## start Data for processing

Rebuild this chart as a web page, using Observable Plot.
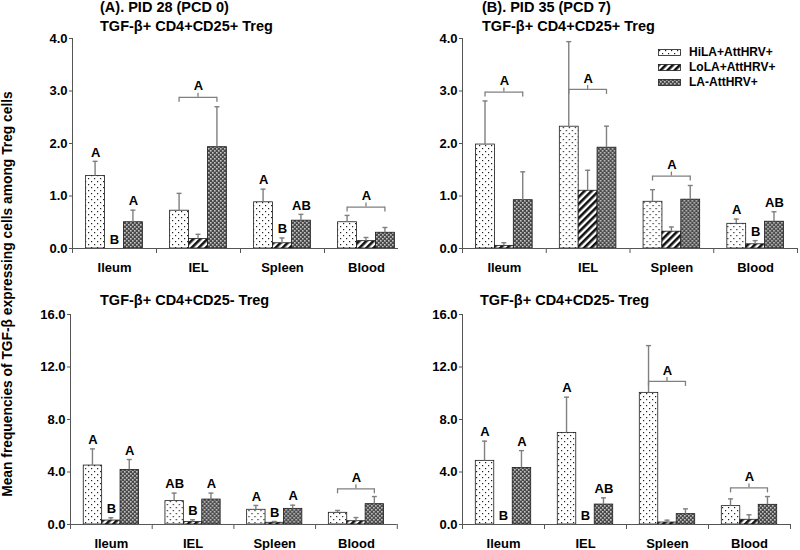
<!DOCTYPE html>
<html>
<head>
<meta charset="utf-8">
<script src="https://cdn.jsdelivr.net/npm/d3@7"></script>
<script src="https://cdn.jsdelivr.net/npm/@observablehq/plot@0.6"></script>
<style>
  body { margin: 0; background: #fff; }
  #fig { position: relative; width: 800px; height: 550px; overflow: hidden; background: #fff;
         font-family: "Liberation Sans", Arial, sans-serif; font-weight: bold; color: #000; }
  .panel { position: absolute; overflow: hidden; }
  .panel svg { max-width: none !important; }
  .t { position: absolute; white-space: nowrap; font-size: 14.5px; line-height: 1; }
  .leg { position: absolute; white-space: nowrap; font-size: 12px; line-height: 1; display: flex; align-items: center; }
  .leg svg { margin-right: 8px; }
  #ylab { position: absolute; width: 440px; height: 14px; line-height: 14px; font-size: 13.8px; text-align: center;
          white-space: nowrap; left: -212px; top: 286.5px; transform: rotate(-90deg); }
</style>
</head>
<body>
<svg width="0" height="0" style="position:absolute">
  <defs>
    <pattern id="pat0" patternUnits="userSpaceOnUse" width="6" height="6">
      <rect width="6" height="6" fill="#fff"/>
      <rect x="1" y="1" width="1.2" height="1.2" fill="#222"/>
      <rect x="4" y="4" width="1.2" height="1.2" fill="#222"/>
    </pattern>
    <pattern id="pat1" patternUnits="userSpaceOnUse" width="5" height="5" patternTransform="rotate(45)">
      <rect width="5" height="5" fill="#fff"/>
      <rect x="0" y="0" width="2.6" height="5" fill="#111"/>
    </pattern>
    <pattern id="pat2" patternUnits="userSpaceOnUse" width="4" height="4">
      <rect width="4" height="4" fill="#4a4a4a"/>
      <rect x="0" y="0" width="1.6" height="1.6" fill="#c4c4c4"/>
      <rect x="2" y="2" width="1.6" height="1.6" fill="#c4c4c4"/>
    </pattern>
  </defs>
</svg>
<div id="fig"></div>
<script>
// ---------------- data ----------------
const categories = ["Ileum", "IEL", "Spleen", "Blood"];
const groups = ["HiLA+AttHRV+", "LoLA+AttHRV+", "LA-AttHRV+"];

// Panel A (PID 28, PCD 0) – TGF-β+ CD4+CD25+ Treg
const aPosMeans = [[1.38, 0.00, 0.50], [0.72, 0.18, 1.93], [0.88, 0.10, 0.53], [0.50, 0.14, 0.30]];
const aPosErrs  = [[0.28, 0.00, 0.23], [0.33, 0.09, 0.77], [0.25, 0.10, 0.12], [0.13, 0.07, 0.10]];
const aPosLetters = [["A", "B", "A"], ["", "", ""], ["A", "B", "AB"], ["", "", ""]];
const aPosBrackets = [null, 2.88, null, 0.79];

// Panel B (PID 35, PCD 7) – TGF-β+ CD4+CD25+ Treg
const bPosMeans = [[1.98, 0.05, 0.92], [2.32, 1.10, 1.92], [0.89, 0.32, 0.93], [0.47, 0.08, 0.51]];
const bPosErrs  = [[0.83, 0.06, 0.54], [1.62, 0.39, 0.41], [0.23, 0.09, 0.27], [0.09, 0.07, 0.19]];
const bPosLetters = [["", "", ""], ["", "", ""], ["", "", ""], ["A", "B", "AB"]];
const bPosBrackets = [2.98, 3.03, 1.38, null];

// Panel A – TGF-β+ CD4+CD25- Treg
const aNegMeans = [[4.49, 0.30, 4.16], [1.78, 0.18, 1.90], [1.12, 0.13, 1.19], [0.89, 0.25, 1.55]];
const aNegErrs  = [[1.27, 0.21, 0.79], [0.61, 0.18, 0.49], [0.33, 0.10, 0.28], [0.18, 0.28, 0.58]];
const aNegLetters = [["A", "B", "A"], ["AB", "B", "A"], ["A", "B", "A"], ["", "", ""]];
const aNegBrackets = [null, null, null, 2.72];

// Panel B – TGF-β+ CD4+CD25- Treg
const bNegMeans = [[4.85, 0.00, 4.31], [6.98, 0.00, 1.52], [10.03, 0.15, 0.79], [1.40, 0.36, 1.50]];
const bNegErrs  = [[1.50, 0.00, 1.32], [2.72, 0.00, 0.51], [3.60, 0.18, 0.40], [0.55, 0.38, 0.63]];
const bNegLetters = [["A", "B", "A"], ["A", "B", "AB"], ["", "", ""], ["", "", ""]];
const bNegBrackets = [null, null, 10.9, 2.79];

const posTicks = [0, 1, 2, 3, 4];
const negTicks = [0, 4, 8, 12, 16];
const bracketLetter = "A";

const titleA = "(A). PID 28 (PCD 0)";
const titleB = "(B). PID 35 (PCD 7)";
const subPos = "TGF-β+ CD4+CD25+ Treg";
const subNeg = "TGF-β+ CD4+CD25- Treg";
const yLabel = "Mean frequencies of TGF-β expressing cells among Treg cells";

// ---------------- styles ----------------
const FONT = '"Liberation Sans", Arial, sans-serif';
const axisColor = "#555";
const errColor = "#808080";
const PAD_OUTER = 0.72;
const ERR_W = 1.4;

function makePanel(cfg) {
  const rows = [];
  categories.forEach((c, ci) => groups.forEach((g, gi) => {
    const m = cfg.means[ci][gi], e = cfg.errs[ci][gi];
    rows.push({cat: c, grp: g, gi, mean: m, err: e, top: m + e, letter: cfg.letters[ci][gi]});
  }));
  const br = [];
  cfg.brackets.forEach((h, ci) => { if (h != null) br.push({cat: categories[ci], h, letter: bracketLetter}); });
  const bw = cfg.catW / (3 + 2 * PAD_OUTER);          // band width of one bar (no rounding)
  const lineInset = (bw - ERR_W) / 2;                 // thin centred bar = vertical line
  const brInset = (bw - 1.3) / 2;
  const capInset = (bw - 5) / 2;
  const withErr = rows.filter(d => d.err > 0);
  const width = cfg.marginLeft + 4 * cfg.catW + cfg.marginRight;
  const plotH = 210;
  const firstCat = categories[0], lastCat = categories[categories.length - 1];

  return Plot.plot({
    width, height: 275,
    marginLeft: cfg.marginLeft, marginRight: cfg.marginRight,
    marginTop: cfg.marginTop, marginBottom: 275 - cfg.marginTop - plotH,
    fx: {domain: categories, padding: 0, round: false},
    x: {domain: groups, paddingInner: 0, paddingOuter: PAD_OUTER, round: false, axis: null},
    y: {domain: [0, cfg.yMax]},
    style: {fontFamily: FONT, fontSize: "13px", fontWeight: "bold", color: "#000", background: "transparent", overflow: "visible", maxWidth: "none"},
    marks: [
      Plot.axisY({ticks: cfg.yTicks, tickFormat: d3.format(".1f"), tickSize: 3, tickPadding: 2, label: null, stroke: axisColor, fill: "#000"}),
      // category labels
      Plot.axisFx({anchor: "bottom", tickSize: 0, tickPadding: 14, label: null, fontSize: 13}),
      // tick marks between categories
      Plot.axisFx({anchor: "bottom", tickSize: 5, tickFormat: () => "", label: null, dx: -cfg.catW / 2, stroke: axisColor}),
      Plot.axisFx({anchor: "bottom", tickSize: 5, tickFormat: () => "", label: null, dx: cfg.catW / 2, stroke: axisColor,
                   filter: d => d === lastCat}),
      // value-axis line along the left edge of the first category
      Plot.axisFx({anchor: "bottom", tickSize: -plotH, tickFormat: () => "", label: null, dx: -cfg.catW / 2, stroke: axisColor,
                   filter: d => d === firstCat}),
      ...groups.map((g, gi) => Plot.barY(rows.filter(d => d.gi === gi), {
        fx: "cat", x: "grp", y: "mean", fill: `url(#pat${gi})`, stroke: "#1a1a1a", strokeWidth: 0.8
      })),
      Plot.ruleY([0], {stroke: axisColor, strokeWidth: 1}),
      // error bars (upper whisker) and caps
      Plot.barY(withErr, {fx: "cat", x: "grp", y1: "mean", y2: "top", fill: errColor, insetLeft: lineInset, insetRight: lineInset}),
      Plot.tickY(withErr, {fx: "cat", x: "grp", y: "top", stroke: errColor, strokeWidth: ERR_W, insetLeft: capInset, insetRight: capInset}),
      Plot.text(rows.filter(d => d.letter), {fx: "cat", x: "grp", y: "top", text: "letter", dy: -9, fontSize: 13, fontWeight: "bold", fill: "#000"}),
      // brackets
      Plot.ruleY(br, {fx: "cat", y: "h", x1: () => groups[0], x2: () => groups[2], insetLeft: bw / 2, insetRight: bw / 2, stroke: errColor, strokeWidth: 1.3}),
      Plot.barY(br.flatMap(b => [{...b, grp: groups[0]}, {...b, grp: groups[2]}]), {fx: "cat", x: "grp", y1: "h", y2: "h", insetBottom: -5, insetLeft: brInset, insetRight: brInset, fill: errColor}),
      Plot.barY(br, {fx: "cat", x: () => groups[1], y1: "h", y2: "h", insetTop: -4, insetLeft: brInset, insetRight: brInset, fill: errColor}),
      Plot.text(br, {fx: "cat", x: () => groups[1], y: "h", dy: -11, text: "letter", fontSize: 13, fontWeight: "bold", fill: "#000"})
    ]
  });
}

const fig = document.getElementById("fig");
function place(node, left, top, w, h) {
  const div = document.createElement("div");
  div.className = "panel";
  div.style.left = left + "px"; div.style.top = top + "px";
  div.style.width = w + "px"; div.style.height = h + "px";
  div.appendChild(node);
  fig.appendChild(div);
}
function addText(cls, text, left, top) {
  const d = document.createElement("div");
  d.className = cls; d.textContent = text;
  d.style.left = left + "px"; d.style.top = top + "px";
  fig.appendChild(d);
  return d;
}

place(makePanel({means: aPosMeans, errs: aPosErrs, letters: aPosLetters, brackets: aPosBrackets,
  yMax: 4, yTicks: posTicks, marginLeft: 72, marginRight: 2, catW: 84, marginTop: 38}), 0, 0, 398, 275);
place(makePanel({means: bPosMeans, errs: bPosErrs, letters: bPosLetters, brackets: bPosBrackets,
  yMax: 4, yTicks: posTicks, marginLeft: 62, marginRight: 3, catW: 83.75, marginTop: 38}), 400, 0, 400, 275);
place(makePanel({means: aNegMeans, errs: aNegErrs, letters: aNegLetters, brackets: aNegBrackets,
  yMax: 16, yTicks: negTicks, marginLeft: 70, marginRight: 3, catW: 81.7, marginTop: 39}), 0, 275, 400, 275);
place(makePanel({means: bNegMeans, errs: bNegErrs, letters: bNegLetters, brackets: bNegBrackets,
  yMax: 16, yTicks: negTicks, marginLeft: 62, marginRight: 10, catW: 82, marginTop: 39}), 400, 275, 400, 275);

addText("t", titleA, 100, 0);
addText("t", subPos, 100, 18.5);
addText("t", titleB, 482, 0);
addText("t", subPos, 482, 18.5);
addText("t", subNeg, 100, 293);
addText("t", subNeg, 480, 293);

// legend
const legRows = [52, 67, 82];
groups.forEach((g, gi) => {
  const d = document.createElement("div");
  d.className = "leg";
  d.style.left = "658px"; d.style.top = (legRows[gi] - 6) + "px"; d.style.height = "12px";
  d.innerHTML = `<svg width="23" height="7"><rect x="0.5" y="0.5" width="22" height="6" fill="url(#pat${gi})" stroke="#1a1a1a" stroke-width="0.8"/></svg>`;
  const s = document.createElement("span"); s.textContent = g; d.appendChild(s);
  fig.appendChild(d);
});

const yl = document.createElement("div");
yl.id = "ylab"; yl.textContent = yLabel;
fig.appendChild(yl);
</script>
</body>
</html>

## end Data for processing
## start Data for processing

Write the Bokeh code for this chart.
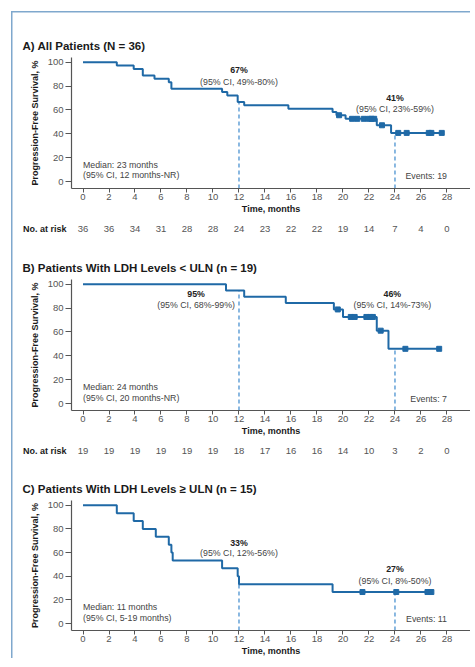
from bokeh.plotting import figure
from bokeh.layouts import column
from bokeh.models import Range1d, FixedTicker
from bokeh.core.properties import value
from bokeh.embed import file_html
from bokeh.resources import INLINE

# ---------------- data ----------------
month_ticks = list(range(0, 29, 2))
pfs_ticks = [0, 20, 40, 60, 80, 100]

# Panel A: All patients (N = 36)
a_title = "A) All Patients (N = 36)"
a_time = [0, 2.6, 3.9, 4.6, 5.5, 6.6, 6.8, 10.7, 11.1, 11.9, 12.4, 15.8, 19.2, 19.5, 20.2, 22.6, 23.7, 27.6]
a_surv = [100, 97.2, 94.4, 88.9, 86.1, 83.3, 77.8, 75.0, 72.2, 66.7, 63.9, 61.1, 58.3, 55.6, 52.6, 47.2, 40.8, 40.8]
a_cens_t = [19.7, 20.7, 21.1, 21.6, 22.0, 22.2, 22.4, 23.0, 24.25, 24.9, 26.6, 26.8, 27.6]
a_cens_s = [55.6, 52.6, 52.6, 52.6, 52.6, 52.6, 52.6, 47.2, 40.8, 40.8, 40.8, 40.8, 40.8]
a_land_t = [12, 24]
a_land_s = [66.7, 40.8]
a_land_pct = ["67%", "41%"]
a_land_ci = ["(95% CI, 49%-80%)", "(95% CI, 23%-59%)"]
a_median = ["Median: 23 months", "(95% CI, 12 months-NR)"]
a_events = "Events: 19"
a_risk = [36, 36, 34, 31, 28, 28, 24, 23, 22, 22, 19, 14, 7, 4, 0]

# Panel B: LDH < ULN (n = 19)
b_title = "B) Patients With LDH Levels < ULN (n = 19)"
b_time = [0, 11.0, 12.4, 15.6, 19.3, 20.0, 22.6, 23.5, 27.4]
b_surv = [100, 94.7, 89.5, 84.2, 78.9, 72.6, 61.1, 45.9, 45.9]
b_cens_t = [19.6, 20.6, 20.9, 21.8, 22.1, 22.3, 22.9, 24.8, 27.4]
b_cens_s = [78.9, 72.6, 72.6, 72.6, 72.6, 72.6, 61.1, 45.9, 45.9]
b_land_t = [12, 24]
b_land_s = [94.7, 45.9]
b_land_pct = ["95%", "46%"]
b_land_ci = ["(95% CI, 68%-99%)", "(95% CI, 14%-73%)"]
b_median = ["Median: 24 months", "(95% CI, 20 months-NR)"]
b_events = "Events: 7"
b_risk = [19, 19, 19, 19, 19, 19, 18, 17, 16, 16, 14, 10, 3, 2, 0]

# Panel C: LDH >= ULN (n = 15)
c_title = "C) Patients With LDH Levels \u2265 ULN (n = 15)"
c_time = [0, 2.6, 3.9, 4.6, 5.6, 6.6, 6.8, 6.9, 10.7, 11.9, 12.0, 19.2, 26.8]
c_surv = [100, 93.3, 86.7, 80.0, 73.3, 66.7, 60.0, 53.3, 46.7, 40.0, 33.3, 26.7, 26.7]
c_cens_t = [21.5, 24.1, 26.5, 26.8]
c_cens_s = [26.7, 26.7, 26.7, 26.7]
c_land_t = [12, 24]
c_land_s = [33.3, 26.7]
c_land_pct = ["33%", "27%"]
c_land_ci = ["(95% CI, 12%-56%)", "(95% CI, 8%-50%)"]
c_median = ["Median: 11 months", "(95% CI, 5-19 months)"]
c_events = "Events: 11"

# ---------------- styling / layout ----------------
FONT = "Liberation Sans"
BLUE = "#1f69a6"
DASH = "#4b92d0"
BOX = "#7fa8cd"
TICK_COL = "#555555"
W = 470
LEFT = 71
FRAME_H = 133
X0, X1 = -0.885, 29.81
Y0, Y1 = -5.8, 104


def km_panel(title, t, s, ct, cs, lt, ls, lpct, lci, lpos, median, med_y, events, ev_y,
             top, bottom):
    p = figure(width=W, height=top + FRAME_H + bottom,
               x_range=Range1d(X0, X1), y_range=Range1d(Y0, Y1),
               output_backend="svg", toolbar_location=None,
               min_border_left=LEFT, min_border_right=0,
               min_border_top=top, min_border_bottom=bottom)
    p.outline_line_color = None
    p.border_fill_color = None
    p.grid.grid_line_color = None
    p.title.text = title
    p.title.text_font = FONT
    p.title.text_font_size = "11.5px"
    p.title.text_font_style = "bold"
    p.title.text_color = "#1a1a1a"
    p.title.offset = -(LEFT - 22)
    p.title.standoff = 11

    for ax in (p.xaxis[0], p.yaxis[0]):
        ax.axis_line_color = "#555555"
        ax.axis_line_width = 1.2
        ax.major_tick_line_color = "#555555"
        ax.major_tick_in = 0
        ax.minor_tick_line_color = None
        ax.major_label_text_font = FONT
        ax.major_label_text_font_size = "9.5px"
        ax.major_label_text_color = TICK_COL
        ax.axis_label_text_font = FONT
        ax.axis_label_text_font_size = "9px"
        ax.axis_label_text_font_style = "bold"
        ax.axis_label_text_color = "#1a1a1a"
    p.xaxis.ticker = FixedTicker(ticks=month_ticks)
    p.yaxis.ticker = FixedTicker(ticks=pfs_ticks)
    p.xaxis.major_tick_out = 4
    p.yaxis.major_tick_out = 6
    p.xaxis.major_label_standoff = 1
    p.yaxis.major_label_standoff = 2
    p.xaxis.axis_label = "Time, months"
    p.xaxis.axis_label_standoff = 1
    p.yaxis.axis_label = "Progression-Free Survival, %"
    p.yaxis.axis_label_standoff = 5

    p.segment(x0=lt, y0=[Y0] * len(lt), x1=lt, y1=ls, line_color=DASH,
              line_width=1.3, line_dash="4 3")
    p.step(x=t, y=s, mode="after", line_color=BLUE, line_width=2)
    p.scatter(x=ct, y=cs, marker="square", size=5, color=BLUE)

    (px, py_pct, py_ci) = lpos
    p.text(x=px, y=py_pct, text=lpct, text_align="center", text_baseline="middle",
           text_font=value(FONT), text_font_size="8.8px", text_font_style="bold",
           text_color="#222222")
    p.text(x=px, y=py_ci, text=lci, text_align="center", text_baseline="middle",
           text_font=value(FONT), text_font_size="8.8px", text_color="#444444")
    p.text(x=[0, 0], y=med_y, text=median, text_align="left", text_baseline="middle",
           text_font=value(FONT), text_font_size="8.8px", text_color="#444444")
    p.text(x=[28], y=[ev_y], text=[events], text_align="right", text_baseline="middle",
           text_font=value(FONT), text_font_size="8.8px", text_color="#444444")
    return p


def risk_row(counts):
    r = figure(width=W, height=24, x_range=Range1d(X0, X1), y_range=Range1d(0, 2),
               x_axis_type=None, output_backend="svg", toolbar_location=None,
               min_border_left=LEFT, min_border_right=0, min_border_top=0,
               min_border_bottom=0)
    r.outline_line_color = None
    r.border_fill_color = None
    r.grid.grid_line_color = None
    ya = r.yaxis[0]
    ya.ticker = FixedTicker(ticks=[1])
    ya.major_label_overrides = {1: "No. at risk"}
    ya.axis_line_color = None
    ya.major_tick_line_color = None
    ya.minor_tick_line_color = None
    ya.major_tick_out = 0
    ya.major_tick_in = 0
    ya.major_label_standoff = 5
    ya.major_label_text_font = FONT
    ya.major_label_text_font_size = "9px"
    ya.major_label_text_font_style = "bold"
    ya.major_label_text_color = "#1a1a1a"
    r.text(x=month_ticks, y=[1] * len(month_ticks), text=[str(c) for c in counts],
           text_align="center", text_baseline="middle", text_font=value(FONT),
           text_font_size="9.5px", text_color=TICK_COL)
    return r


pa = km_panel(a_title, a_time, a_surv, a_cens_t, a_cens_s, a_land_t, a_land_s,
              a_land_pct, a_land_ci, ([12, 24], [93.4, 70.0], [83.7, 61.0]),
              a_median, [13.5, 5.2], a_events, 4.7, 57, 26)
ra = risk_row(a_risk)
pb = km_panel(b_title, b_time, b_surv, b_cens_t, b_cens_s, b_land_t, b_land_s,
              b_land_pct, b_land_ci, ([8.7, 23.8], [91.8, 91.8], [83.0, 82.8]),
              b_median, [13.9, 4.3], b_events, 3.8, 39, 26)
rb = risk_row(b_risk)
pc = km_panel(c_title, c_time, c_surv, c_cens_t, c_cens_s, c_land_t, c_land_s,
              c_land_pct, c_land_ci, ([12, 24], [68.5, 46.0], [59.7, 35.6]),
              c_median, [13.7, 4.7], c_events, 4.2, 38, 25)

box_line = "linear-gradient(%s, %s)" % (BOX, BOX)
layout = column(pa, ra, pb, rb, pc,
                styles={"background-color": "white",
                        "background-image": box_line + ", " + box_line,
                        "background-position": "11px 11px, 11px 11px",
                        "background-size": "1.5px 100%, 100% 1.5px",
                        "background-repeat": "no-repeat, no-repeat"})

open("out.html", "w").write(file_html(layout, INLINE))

## end Data for processing

*Directions for this task*
Write out word for word the lines above that run from the one with "Write the Bokeh code for this chart." to the one with "pfs_ticks = [0, 20, 40, 60, 80, 100]". Include both end lines; exclude the images.

*Answer below*
Write the Bokeh code for this chart.
from bokeh.plotting import figure
from bokeh.layouts import column
from bokeh.models import Range1d, FixedTicker
from bokeh.core.properties import value
from bokeh.embed import file_html
from bokeh.resources import INLINE

# ---------------- data ----------------
month_ticks = list(range(0, 29, 2))
pfs_ticks = [0, 20, 40, 60, 80, 100]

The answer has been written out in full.